→ Entries provided:
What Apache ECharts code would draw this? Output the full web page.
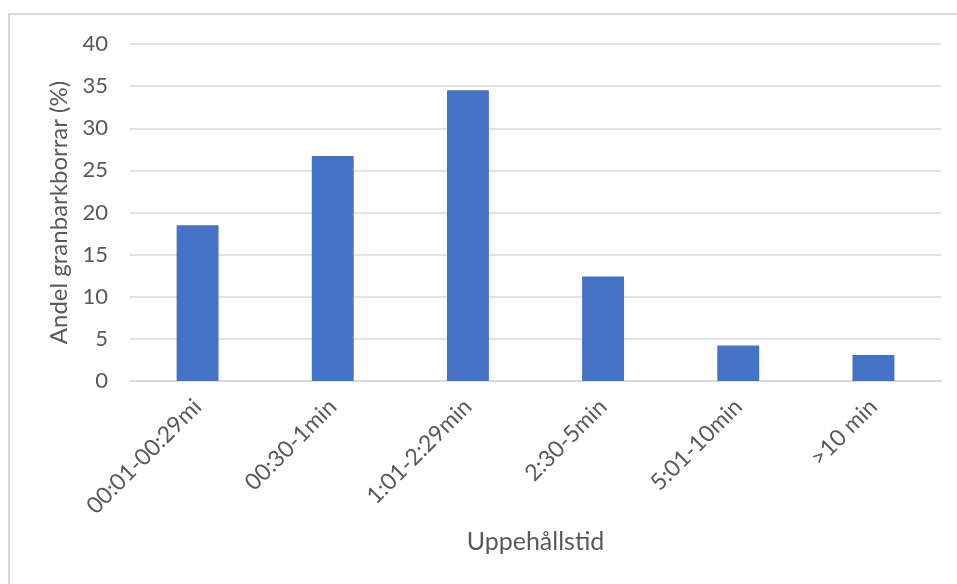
<!DOCTYPE html>
<html>
<head>
<meta charset="utf-8">
<script src="https://cdn.jsdelivr.net/npm/echarts@6/dist/echarts.min.js"></script>
<style>
    body { margin: 0; background: #fff; }
    #chart1 { position: absolute; left: 0; top: 0; width: 957px; height: 584px; }
    #ram { position: absolute; left: 8px; top: 13px; right: 0; bottom: 0;
           border-left: 2px solid #d9d9d9; border-top: 2px solid #d9d9d9; pointer-events: none; }
</style>
</head>
<body>
<div id="chart1"></div>
<div id="ram"></div>
<script>
    // kategorier (uppehållstid) och andel i procent
    var kategorier = ['00:01-00:29mi', '00:30-1min', '1:01-2:29min', '2:30-5min', '5:01-10min', '>10 min'];
    var andel = [18.5, 26.7, 34.5, 12.4, 4.2, 3.1];

    var textFarg = '#595959';
    var font = 'Lato';

    var chart = echarts.init(document.getElementById('chart1'));

    var option = {
        animation: false,
        grid: {
            left: 130,
            right: 16,
            top: 44,
            bottom: 203
        },
        xAxis: {
            type: 'category',
            data: kategorier,
            name: 'Uppehållstid',
            nameLocation: 'middle',
            nameGap: 148,
            nameTextStyle: { color: textFarg, fontSize: 25, fontFamily: font },
            axisLine: { lineStyle: { color: '#d9d9d9', width: 1.5 } },
            axisTick: { show: false },
            axisLabel: {
                rotate: 45,
                interval: 0,
                margin: 22,
                color: textFarg,
                fontSize: 23,
                fontFamily: font
            }
        },
        yAxis: {
            type: 'value',
            min: 0,
            max: 40,
            interval: 5,
            name: 'Andel granbarkborrar (%)',
            nameLocation: 'middle',
            nameGap: 56,
            nameTextStyle: { color: textFarg, fontSize: 24, fontFamily: font },
            axisLine: { show: false },
            axisTick: { show: false },
            axisLabel: {
                margin: 22,
                color: textFarg,
                fontSize: 22,
                fontFamily: font
            },
            splitLine: { lineStyle: { color: '#d9d9d9', width: 1.5 } }
        },
        series: [{
            type: 'bar',
            data: andel,
            barWidth: '31%',
            itemStyle: { color: '#4472c4' }
        }]
    };

    chart.setOption(option, true);
</script>
</body>
</html>
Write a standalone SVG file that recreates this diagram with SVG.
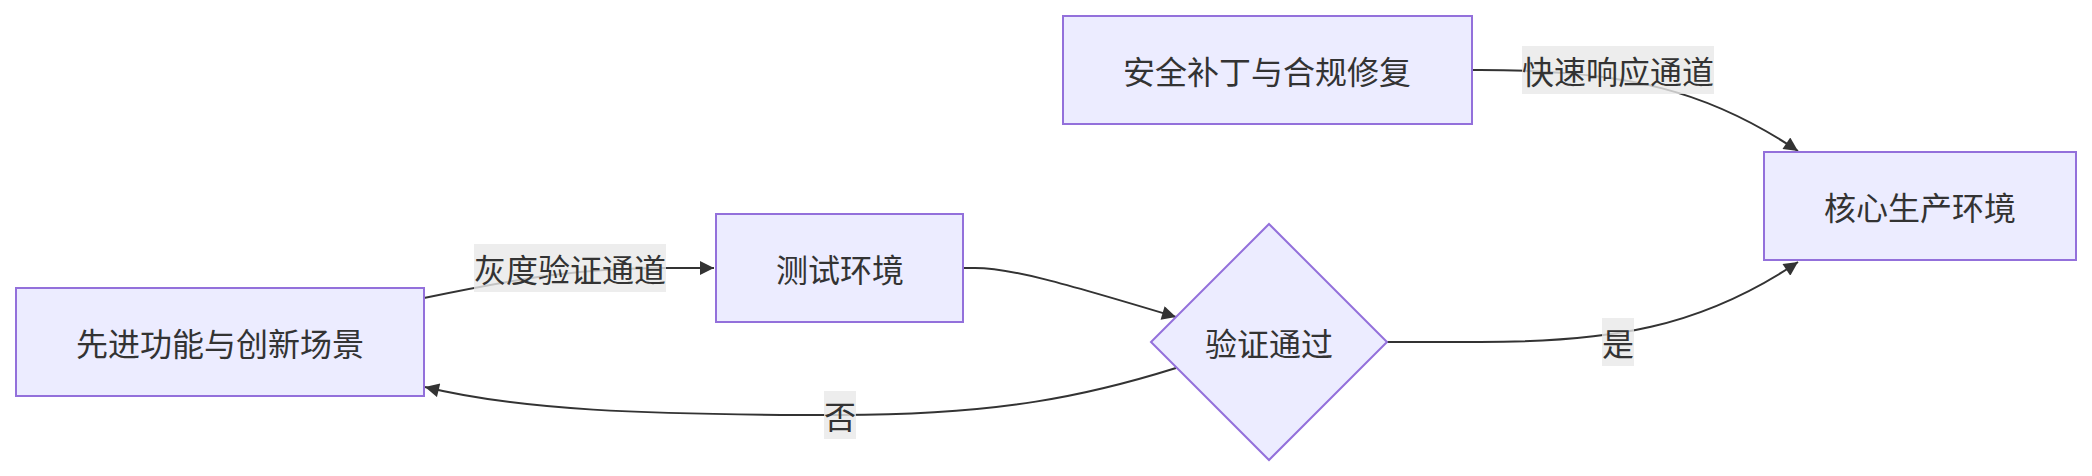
<svg xmlns="http://www.w3.org/2000/svg" width="2092" height="476" viewBox="0 0 2092 476">
<style>
.node rect,.node polygon{fill:#ECECFF;stroke:#9370DB;stroke-width:2}
text{font-family:"Noto Sans CJK SC","Liberation Sans",sans-serif;font-size:32px;fill:#333;text-anchor:middle;dominant-baseline:central}
.edge{fill:none;stroke:#333;stroke-width:2}
.lbl{fill:#e8e8e8;fill-opacity:0.8}
</style>
<defs>
<marker id="arr" viewBox="0 0 10 10" refX="10" refY="5" markerUnits="userSpaceOnUse" markerWidth="16" markerHeight="14" orient="auto">
<path d="M0,0 L10,5 L0,10 z" fill="#333"/>
</marker>
</defs>
<rect width="2092" height="476" fill="#fff"/>
<g id="connectors">
<path class="edge" d="M424,298 C520,278 580,268 666,268 L714,268" marker-end="url(#arr)"/>
<path class="edge" d="M963,268 L975,268 C1010,268 1060,282 1176,317" marker-end="url(#arr)"/>
<path class="edge" d="M1176,368 C1090,395 1000,415 840,415 C640,415 520,410 425,387" marker-end="url(#arr)"/>
<path class="edge" d="M1387,342 L1480,342 C1610,342 1700,328 1798,262" marker-end="url(#arr)"/>
<path class="edge" d="M1472,70 L1480,70 C1630,70 1710,92 1798,151" marker-end="url(#arr)"/>
<rect class="lbl" x="474" y="244" width="192" height="48"/>
<text x="570" y="268">灰度验证通道</text>
<rect class="lbl" x="824" y="391" width="32" height="48"/>
<text x="840" y="415">否</text>
<rect class="lbl" x="1602" y="318" width="32" height="48"/>
<text x="1618" y="342">是</text>
<rect class="lbl" x="1522" y="46" width="192" height="48"/>
<text x="1618" y="70">快速响应通道</text>
</g>
<g id="node-advanced" class="node">
<rect x="16" y="288" width="408" height="108"/>
<text x="220" y="342">先进功能与创新场景</text>
</g>
<g id="node-test" class="node">
<rect x="716" y="214" width="247" height="108"/>
<text x="840" y="268">测试环境</text>
</g>
<g id="node-verify" class="node">
<polygon points="1269,224 1387,342 1269,460 1151,342"/>
<text x="1269" y="342">验证通过</text>
</g>
<g id="node-security" class="node">
<rect x="1063" y="16" width="409" height="108"/>
<text x="1267" y="70">安全补丁与合规修复</text>
</g>
<g id="node-prod" class="node">
<rect x="1764" y="152" width="312" height="108"/>
<text x="1920" y="206">核心生产环境</text>
</g>
</svg>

→ Do this:
Reproduce all entries exactly. Pictures do not belong in the copy.

→ Exercise answer:
What Apache ECharts code would draw this? Output the full web page.
<!DOCTYPE html>
<html>
<head>
<meta charset="utf-8">
<script src="https://cdn.jsdelivr.net/npm/echarts@6/dist/echarts.min.js"></script>
<style>
    body { margin: 0; background: #fff; }
    #chart1 { position: absolute; left: 0; top: 0; width: 957px; height: 584px; }
    #ram { position: absolute; left: 8px; top: 13px; right: 0; bottom: 0;
           border-left: 2px solid #d9d9d9; border-top: 2px solid #d9d9d9; pointer-events: none; }
</style>
</head>
<body>
<div id="chart1"></div>
<div id="ram"></div>
<script>
    // kategorier (uppehållstid) och andel i procent
    var kategorier = ['00:01-00:29mi', '00:30-1min', '1:01-2:29min', '2:30-5min', '5:01-10min', '>10 min'];
    var andel = [18.5, 26.7, 34.5, 12.4, 4.2, 3.1];

    var textFarg = '#595959';
    var font = 'Lato';

    var chart = echarts.init(document.getElementById('chart1'));

    var option = {
        animation: false,
        grid: {
            left: 130,
            right: 16,
            top: 44,
            bottom: 203
        },
        xAxis: {
            type: 'category',
            data: kategorier,
            name: 'Uppehållstid',
            nameLocation: 'middle',
            nameGap: 148,
            nameTextStyle: { color: textFarg, fontSize: 25, fontFamily: font },
            axisLine: { lineStyle: { color: '#d9d9d9', width: 1.5 } },
            axisTick: { show: false },
            axisLabel: {
                rotate: 45,
                interval: 0,
                margin: 22,
                color: textFarg,
                fontSize: 23,
                fontFamily: font
            }
        },
        yAxis: {
            type: 'value',
            min: 0,
            max: 40,
            interval: 5,
            name: 'Andel granbarkborrar (%)',
            nameLocation: 'middle',
            nameGap: 56,
            nameTextStyle: { color: textFarg, fontSize: 24, fontFamily: font },
            axisLine: { show: false },
            axisTick: { show: false },
            axisLabel: {
                margin: 22,
                color: textFarg,
                fontSize: 22,
                fontFamily: font
            },
            splitLine: { lineStyle: { color: '#d9d9d9', width: 1.5 } }
        },
        series: [{
            type: 'bar',
            data: andel,
            barWidth: '31%',
            itemStyle: { color: '#4472c4' }
        }]
    };

    chart.setOption(option, true);
</script>
</body>
</html>
Write a standalone SVG file that recreates this diagram with SVG.
<svg xmlns="http://www.w3.org/2000/svg" width="2092" height="476" viewBox="0 0 2092 476">
<style>
.node rect,.node polygon{fill:#ECECFF;stroke:#9370DB;stroke-width:2}
text{font-family:"Noto Sans CJK SC","Liberation Sans",sans-serif;font-size:32px;fill:#333;text-anchor:middle;dominant-baseline:central}
.edge{fill:none;stroke:#333;stroke-width:2}
.lbl{fill:#e8e8e8;fill-opacity:0.8}
</style>
<defs>
<marker id="arr" viewBox="0 0 10 10" refX="10" refY="5" markerUnits="userSpaceOnUse" markerWidth="16" markerHeight="14" orient="auto">
<path d="M0,0 L10,5 L0,10 z" fill="#333"/>
</marker>
</defs>
<rect width="2092" height="476" fill="#fff"/>
<g id="connectors">
<path class="edge" d="M424,298 C520,278 580,268 666,268 L714,268" marker-end="url(#arr)"/>
<path class="edge" d="M963,268 L975,268 C1010,268 1060,282 1176,317" marker-end="url(#arr)"/>
<path class="edge" d="M1176,368 C1090,395 1000,415 840,415 C640,415 520,410 425,387" marker-end="url(#arr)"/>
<path class="edge" d="M1387,342 L1480,342 C1610,342 1700,328 1798,262" marker-end="url(#arr)"/>
<path class="edge" d="M1472,70 L1480,70 C1630,70 1710,92 1798,151" marker-end="url(#arr)"/>
<rect class="lbl" x="474" y="244" width="192" height="48"/>
<text x="570" y="268">灰度验证通道</text>
<rect class="lbl" x="824" y="391" width="32" height="48"/>
<text x="840" y="415">否</text>
<rect class="lbl" x="1602" y="318" width="32" height="48"/>
<text x="1618" y="342">是</text>
<rect class="lbl" x="1522" y="46" width="192" height="48"/>
<text x="1618" y="70">快速响应通道</text>
</g>
<g id="node-advanced" class="node">
<rect x="16" y="288" width="408" height="108"/>
<text x="220" y="342">先进功能与创新场景</text>
</g>
<g id="node-test" class="node">
<rect x="716" y="214" width="247" height="108"/>
<text x="840" y="268">测试环境</text>
</g>
<g id="node-verify" class="node">
<polygon points="1269,224 1387,342 1269,460 1151,342"/>
<text x="1269" y="342">验证通过</text>
</g>
<g id="node-security" class="node">
<rect x="1063" y="16" width="409" height="108"/>
<text x="1267" y="70">安全补丁与合规修复</text>
</g>
<g id="node-prod" class="node">
<rect x="1764" y="152" width="312" height="108"/>
<text x="1920" y="206">核心生产环境</text>
</g>
</svg>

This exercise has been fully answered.